As Hidalgo continued to educate and train local residents in trades, they became less and less dependent on the Spanish crown. These actions were in direct contradiction to several Spanish policies, so it was only a matter of time before he and his parishioners were punished. In 1807 there began a year long drought in which Dolores suffered immensely. Instead of the Spanish merchants releasing grain to the market for residents of Dolores to purchase, they kept it in storage in hopes of selling for a higher price. He was ordered to stop residents from their activities in agriculture and industry, but he did not.

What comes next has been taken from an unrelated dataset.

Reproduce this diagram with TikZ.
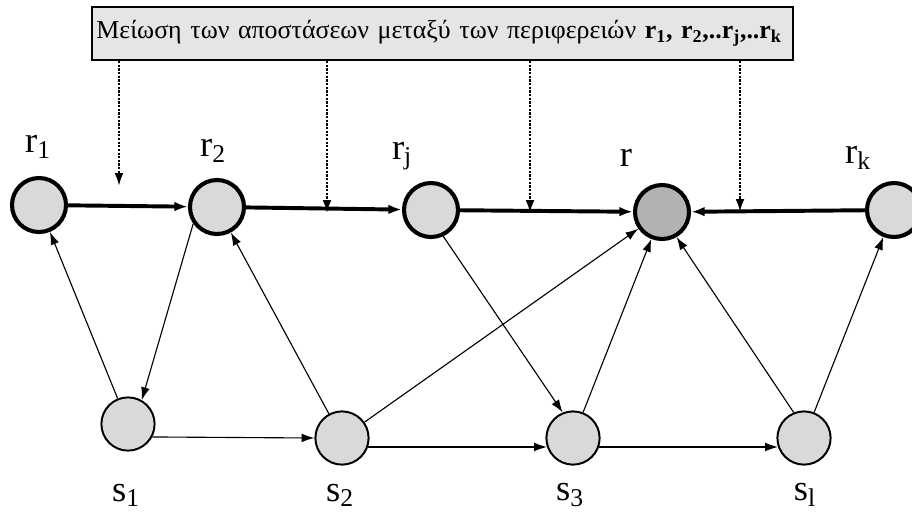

Several townspeople and farmers were arrested as being suspected of organizing a revolt against the crown, and Hidalgo believed he was next. To prevent such an event, he called on his brothers and a few armed men to force a release of the imprisoned farmers, of which 80 were rescued. His next plan was profound to say the least. The day following his sanctioned jailbreak, he held mass that was attended by all the usual parties: land owners, politicians, Spanish soldiers, civilian Spaniards, townspeople, the poor, mestizos, creoles etc.

As parishioners began to arrive, Hidalgo gave what would be the most famous of Mexican speeches, the Grito de Dolores. It was a call for every person to revolt against the Spanish crown. He imparted the townspeople to stand up and "recover the lands stolen by three hundred years ago from your forefathers by the hated Spaniards...". Four days later the Battle of Guanajuato took place, widely considered the beginning of the Mexican War of Independence. He led a group of indigenous and mestizo followers that grew to an army and fought many battles over the next year. In 1810, he declared Mexico independent from Spain.

Less than a year later, on July 27 1811 Miguel Hidalgo was officially defrocked, excommunicated, and three days later executed by firing squad. His charges were treason against the Spanish crown. The independence that he paid for with his life was not officially recognized until 1821. Although it is clear to see why the Mexican people view Miguel Hidalgo as the Father of the Nation.